UVa Field Hockey Back at Full Strength
By Jeff White (jwhite@virginia.edu)
CHARLOTTESVILLE – Olympians Paige Selenski and Michelle Vittese are back, and so, it appears, is the University of Virginia field hockey team.
Selenski and Vittese withdrew from the University in 2011-12 to focus on their bids to make the U.S. Olympic team, a decision that paid off for them. Both made the team and competed in London this summer.
“It was awesome,” Selenski said. “It was a once-in-a-lifetime opportunity.”
Without their two best players, the Cavaliers struggled in 2011. After advancing to the NCAA semifinals in 2009 and ’10, Virginia finished 8-12 last year. Not since 2005 had the Wahoos failed to earn an invitation to the NCAA tournament.
“That was a really tough season, mentally and physically,” junior Elly Buckley recalled. “We had so many tough games.”
Selenski, a forward, and Vittese, a midfielder, received a warm greeting when they rejoined the team this month after returning from London.
“We’re all such close friends,” Buckley said. “They do so much on the field and off the field, so it’s awesome.”
Neither fifth-year senior took part in preseason practice, and Selenski and Vittese weren’t cleared to play until Virginia’s second game, a 3-2 loss at No. 9 Penn State. In eighth-ranked UVa’s home opener, though, their impact was enormous.
Selenski had three goals and two assists Wednesday evening in a 6-1 rout of Richmond before a University Hall Turf Field crowd that included members of Virginia’s football, wrestling, men’s basketball and women’s basketball teams.
“We’re going to grow game by game,” said Selenski, a three-time All-American. “The team’s new, and Michelle and I have just been put back into this, and the girls aren’t used to playing with us yet. So it’s going to take a couple games to get back into the groove and really get the feeling of playing with each other again.
“But I think each game we’re growing, and we’re growing minute by minute as a team, and I think that’s really good, and that will good for us going into our season.”
Virginia coach Michele Madison said her other players have to get used to the speed at which Selenski and Vittese play.
“We want the team to catch up with them, not vice versa,” Madison said with a smile.
Against the Spiders (1-1), Sophomore forward Rachel Sumfest and junior midfielders Hadley Bell and Carissa Vittese (Michelle’s sister) added a goal each for the `Hoos (2-1).
“The potential’s there,” Madison said. “We have to work a lot harder. We have to concentrate more. You have to play for 70 minutes. Those are really the goals: to play your game plan for 70 minutes, compete for 70 minutes, work hard for each other for 70 minutes. That’s what we’re trying to build up to do, and it takes a lot of discipline and focus to do that.”

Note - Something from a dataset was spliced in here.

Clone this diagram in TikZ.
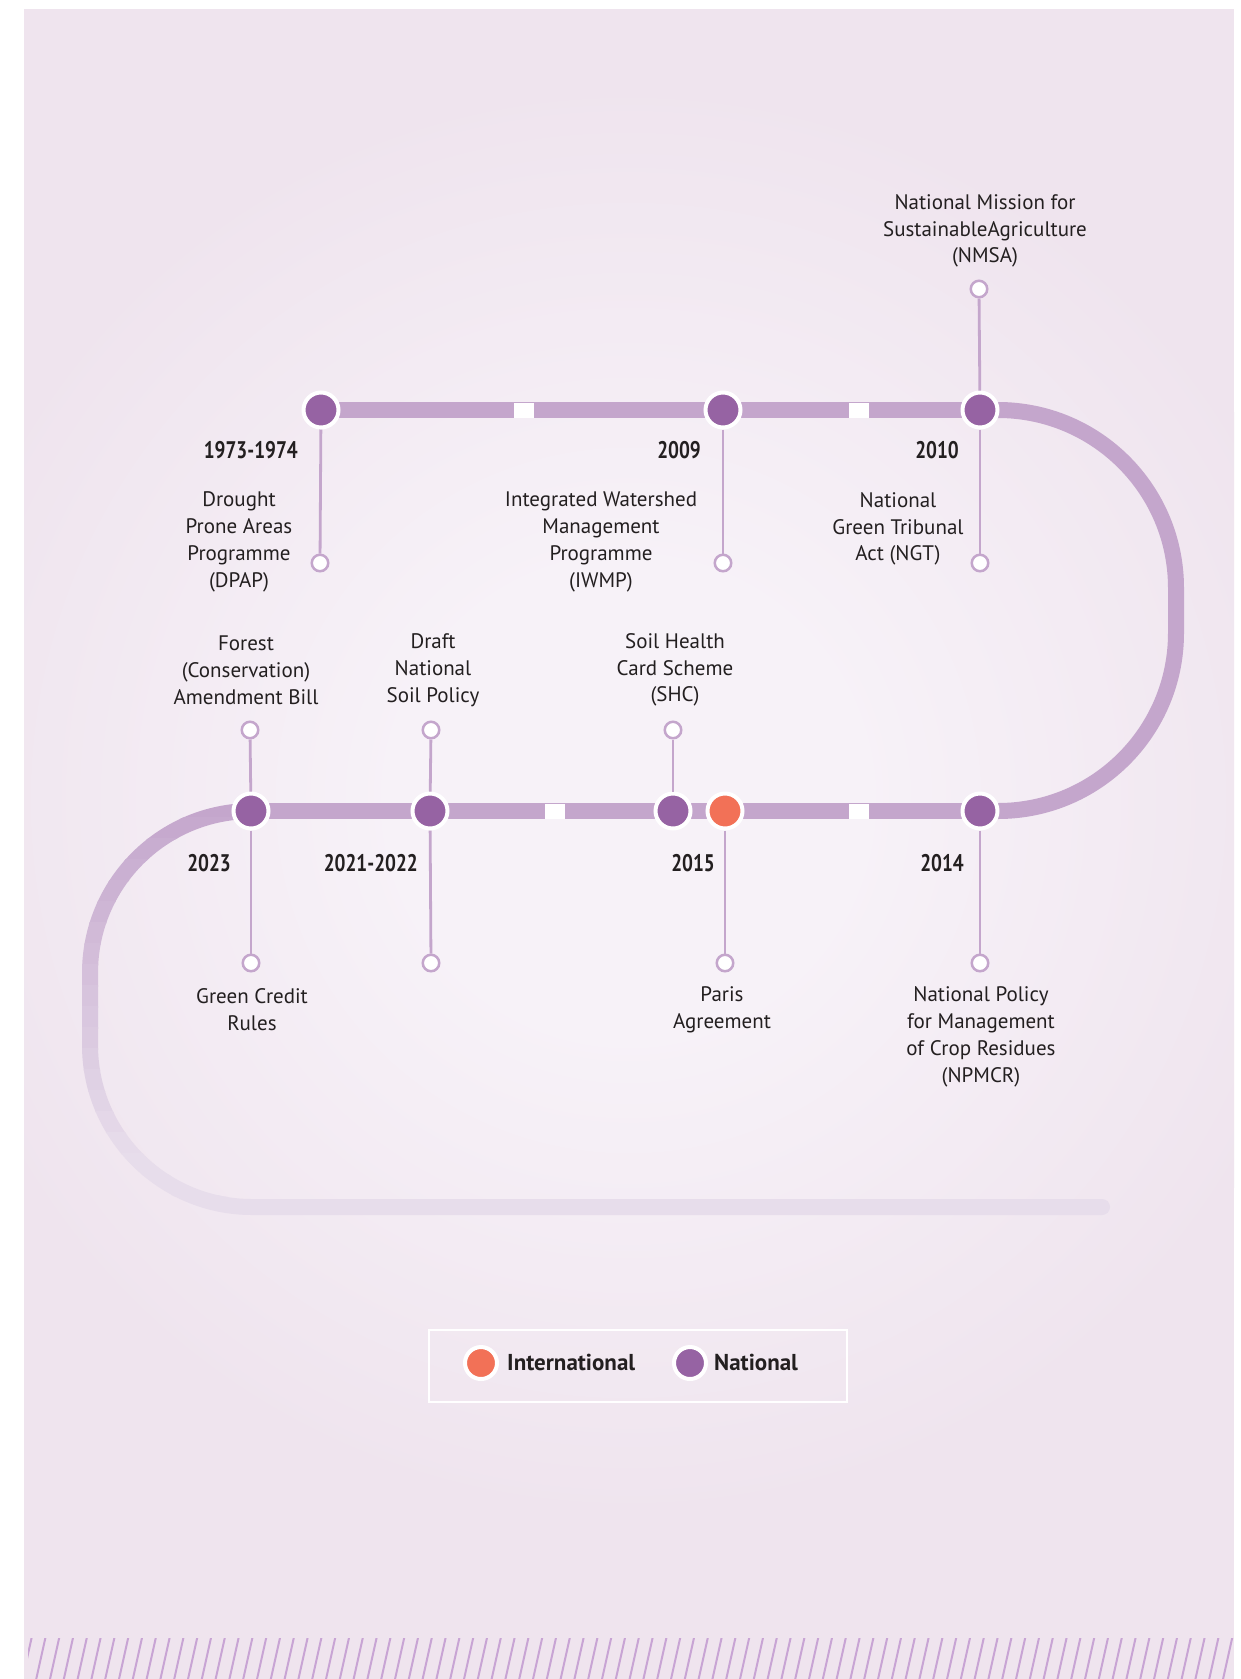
\documentclass[tikz,border=0pt]{standalone}
\usepackage{fontspec}
\setmainfont{PT Sans}
\newfontfamily\yearfont[FakeStretch=0.8]{PT Sans}
\definecolor{bgout}{HTML}{EFE4EE}
\definecolor{bgin}{HTML}{F7F2F8}
\definecolor{track}{HTML}{C4A6CC}
\definecolor{trackfade}{HTML}{E7DDEB}
\definecolor{natl}{HTML}{9663A3}
\definecolor{intl}{HTML}{F27157}
\definecolor{ink}{HTML}{231F20}
\definecolor{hatchcol}{HTML}{C8A4D4}
\pgfdeclareradialshading{bgglow}{\pgfpoint{0bp}{0bp}}{color(0bp)=(bgin); color(8bp)=(bgin); color(25bp)=(bgout); color(50bp)=(bgout)}
\tikzset{
  national/.style={circle, fill=natl, draw=white, line width=4pt, minimum size=35pt, inner sep=0pt},
  international/.style={national, fill=intl},
  tipdot/.style={circle, fill=white, draw=track, line width=2.5pt, minimum size=16.5pt, inner sep=0pt},
  stem/.style={draw=track, line width=2.8pt},
  trackline/.style={line width=16pt},
  gapbox/.style={fill=white, minimum width=20pt, minimum height=15pt, inner sep=0pt},
  yearlabel/.style={font=\yearfont\bfseries\fontsize{24}{28}\selectfont, text=ink, anchor=east, inner sep=0pt},
  desc/.style={font=\fontsize{21}{26.8}\selectfont, text=ink, align=center, inner sep=0pt},
  legendtext/.style={font=\bfseries\fontsize{23}{28}\selectfont, text=ink, anchor=west, inner sep=0pt},
  hatchline/.style={draw=hatchcol, line width=2pt},
}
\begin{document}
\begin{tikzpicture}[x=1pt,y=-1pt]
\useasboundingbox (0,0) rectangle (1240,1679);
\fill[white] (0,0) rectangle (1240,1679);
% background
\fill[bgout] (24,9) rectangle (1234,1679);
\begin{scope}
  \clip (24,9) rectangle (1234,1679);
  \shade[shading=bgglow] (628,800) circle (720);
\end{scope}
% hatch band
\begin{scope}
  \clip (28,1638) rectangle (1234,1679);
  \foreach \k in {0,...,90} {
    \draw[hatchline] ({22+\k*13.8},1681) -- ({32+\k*13.8},1636);
  }
\end{scope}
% positions
\coordinate (p1973) at (321,410);
\coordinate (p2009) at (723,410);
\coordinate (p2010) at (980,410);
\coordinate (p2023) at (251,811);
\coordinate (p2021) at (430,811);
\coordinate (pshc) at (673,811);
\coordinate (pparis) at (725,811);
\coordinate (p2014) at (980,811);
\coordinate (trackend) at (1102,1207);
% track
\draw[trackline, draw=track] (p1973) -- (p2010);
\draw[trackline, draw=track, rounded corners=178pt] (p2010) -- (1176,410) -- (1176,811) -- (p2014);
\draw[trackline, draw=track] (p2023) -- (p2014);
\foreach \i in {0,...,19} {
  \pgfmathsetmacro\pc{min(100,\i*6)}
  \colorlet{bandcol}{trackfade!\pc!track}
  \begin{scope}
    \clip (0,{796+\i*21}) rectangle (1240,{818+\i*21});
    \draw[trackline, draw=bandcol, line cap=round, rounded corners=162pt] (p2023) -- (90,811) -- (90,1207) -- (trackend);
  \end{scope}
}
% gaps
\node[gapbox] (g1) at (524,410) {};
\node[gapbox] (g2) at (859,410) {};
\node[gapbox] (g3) at (555,811) {};
\node[gapbox] (g4) at (859,811) {};
% tips
\node[tipdot] (t1973) at (320,563) {};
\node[tipdot] (t2009) at (723,563) {};
\node[tipdot] (t2010d) at (980,563) {};
\node[tipdot] (t2010u) at (979,289) {};
\node[tipdot] (t2023u) at (250,730) {};
\node[tipdot] (t2021u) at (431,730) {};
\node[tipdot] (tshc) at (673,730) {};
\node[tipdot] (t2023d) at (251,963) {};
\node[tipdot] (t2021d) at (431,963) {};
\node[tipdot] (tparis) at (725,963) {};
\node[tipdot] (t2014) at (980,963) {};
% dots
\node[national] (d1973) at (p1973) {};
\node[national] (d2009) at (p2009) {};
\node[national] (d2010) at (p2010) {};
\node[national] (d2023) at (p2023) {};
\node[national] (d2021) at (p2021) {};
\node[national] (dshc) at (pshc) {};
\node[international] (dparis) at (pparis) {};
\node[national] (d2014) at (p2014) {};
% stems
\draw[stem] (d1973) -- (t1973);
\draw[stem] (d2009) -- (t2009);
\draw[stem] (d2010) -- (t2010d);
\draw[stem] (d2010) -- (t2010u);
\draw[stem] (d2023) -- (t2023u);
\draw[stem] (d2021) -- (t2021u);
\draw[stem] (dshc) -- (tshc);
\draw[stem] (d2023) -- (t2023d);
\draw[stem] (d2021) -- (t2021d);
\draw[stem] (dparis) -- (tparis);
\draw[stem] (d2014) -- (t2014);
% years
\node[yearlabel] (y1973) at (298,450) {1973-1974};
\node[yearlabel] (y2009) at (701,450) {2009};
\node[yearlabel] (y2010) at (959,450) {2010};
\node[yearlabel] (y2023) at (231,863) {2023};
\node[yearlabel] (y2021) at (418,863) {2021-2022};
\node[yearlabel] (y2015) at (715,863) {2015};
\node[yearlabel] (y2014) at (964,863) {2014};
% descriptions
\node[desc] (nmsa) at (985,231) {National Mission for\\SustainableAgriculture\\(NMSA)};
\node[desc] (dpap) at (239,542) {Drought\\Prone Areas\\Programme\\(DPAP)};
\node[desc] (iwmp) at (601,542) {Integrated Watershed\\Management\\Programme\\(IWMP)};
\node[desc] (ngt) at (898,529) {National\\Green Tribunal\\Act (NGT)};
\node[desc] (forest) at (246,670) {Forest\\(Conservation)\\Amendment Bill};
\node[desc] (draft) at (433,670) {Draft\\National\\Soil Policy};
\node[desc] (shc) at (675,670) {Soil Health\\Card Scheme\\(SHC)};
\node[desc] (gcr) at (252,1010) {Green Credit\\Rules};
\node[desc] (paris) at (722,1010) {Paris\\Agreement};
\node[desc] (npmcr) at (981,1037) {National Policy\\for Management\\of Crop Residues\\(NPMCR)};
% legend
\node[draw=white, line width=2.2pt, minimum width=418pt, minimum height=72pt, inner sep=0pt] (legend) at (638,1366) {};
\node[international, minimum size=32pt] (lint) at (481,1363) {};
\node[legendtext] (lintt) at (507,1362) {International};
\node[national, minimum size=32pt] (lnat) at (690,1363) {};
\node[legendtext] (lnatt) at (714,1362) {National};
\end{tikzpicture}
\end{document}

Sumfest is among the second-year Cavaliers who, until this season, had not played with Selenski and Vittese. That group also includes midfielders Jess Orrett, Kelsey LeBlanc and Katie Robinson, back Maddie DeCerbo and goalie Jenny Johnstone.

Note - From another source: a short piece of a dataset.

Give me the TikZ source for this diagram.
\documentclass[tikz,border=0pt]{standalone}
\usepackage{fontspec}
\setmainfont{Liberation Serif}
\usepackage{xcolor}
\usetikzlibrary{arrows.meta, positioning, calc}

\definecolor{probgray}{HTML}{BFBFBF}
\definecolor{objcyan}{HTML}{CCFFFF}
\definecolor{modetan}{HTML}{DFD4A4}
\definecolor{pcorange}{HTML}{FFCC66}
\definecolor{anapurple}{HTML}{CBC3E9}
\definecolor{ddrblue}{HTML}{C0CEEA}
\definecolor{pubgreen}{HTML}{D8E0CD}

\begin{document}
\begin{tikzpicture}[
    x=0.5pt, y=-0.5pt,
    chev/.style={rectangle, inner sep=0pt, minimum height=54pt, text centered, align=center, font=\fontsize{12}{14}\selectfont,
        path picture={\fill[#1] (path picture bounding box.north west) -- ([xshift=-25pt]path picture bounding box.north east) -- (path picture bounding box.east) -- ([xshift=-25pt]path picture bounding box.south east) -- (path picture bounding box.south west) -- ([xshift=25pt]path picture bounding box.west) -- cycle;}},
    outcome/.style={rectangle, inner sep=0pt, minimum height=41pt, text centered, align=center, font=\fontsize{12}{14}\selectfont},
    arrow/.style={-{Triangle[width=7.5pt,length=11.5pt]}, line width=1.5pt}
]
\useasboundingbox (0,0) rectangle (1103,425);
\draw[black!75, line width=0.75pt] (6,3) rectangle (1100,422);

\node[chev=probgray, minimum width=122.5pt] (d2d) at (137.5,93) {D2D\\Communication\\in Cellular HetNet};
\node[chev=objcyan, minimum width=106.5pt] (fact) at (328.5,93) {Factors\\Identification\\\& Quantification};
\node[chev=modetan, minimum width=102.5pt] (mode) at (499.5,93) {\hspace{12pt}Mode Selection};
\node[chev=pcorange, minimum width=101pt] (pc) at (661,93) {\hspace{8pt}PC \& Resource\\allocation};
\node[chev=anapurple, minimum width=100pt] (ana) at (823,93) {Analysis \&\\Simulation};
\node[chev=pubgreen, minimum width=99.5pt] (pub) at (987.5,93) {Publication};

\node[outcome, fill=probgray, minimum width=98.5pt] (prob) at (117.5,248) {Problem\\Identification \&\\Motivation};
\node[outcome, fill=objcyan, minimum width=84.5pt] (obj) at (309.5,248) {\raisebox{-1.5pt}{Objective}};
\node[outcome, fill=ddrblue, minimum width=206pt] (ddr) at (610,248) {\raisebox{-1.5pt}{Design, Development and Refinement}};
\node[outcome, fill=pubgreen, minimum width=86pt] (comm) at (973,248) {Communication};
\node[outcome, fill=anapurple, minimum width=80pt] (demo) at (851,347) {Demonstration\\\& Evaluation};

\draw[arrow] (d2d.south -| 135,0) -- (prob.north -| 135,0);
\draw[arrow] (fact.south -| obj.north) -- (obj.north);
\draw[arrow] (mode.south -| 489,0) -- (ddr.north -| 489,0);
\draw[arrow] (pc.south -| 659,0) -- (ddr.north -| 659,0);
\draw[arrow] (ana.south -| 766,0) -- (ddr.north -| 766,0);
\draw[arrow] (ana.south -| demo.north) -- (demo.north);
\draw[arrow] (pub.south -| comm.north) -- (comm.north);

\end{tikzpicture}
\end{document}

“We know them off the field pretty well, just from coming back and visiting,” Selenski said. “They’re hard workers and they’re good players. We have a lot of skill on this team, so we’ve just got to learn to put it together and just be able to click as a group.”

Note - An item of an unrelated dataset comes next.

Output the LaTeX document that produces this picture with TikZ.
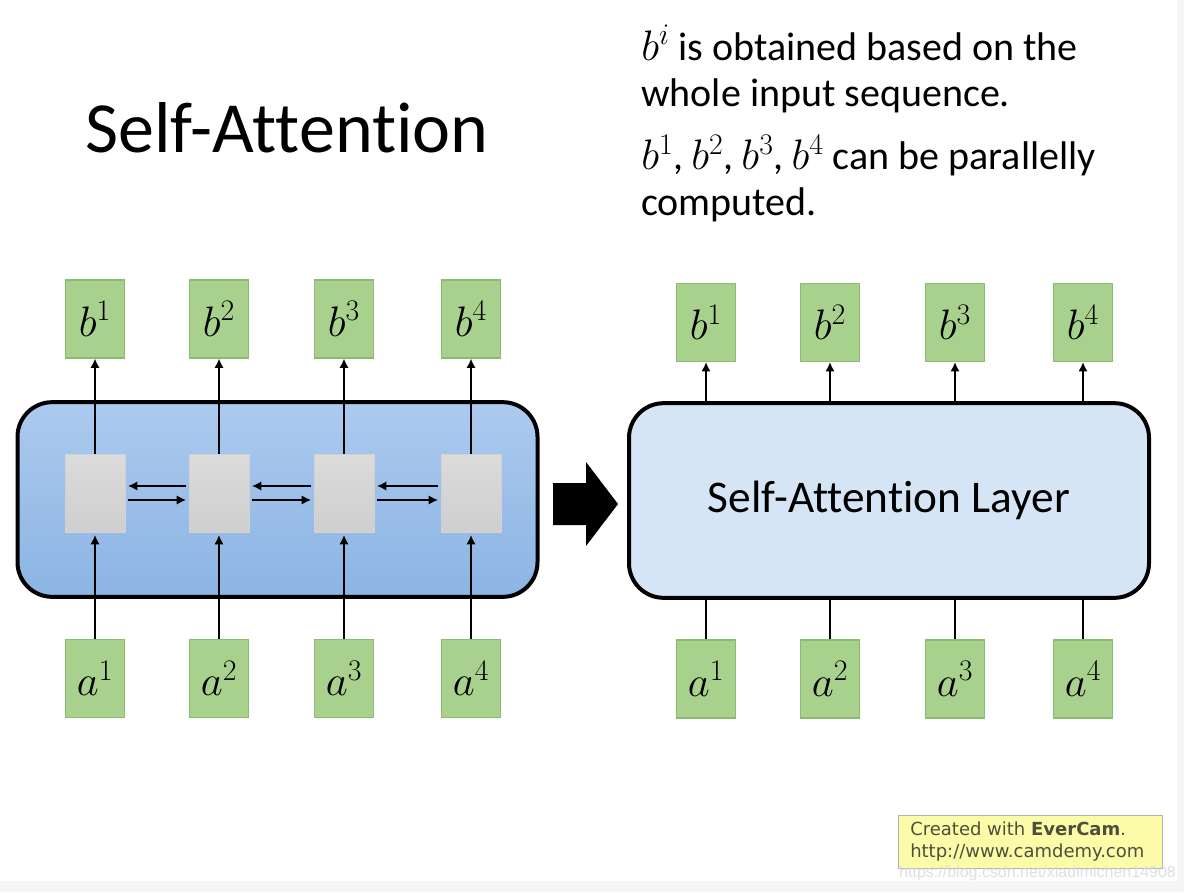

The Cavaliers’ leading scorer in 2011 was Buckley, an All-ACC selection at forward in each of her first two seasons. She’s now at back, where Virginia’s other starters include her classmate Chloe Pendlebury, who like Buckley is from Australia.
Buckley, Virginia’s second-leading scorer in 2010, has been battling a knee injury, but with help from Pendlebury, she’s adjusting to her new role. Against UR, Buckley had three assists, and Pendlebury had two.
“Any time you have a backfield player that can distribute the ball and find open players in big spaces, it’s a threat,” Madison said. “It helps spread the field out, because [opponents] have to defend that, and then you have more space to do your build-up.”
The home opener was the first of three straight games at the Turf Field for the Cavaliers. Virginia hosts Towson at 3 p.m. Friday and No. 3 Old Dominion at 1 p.m. Sunday.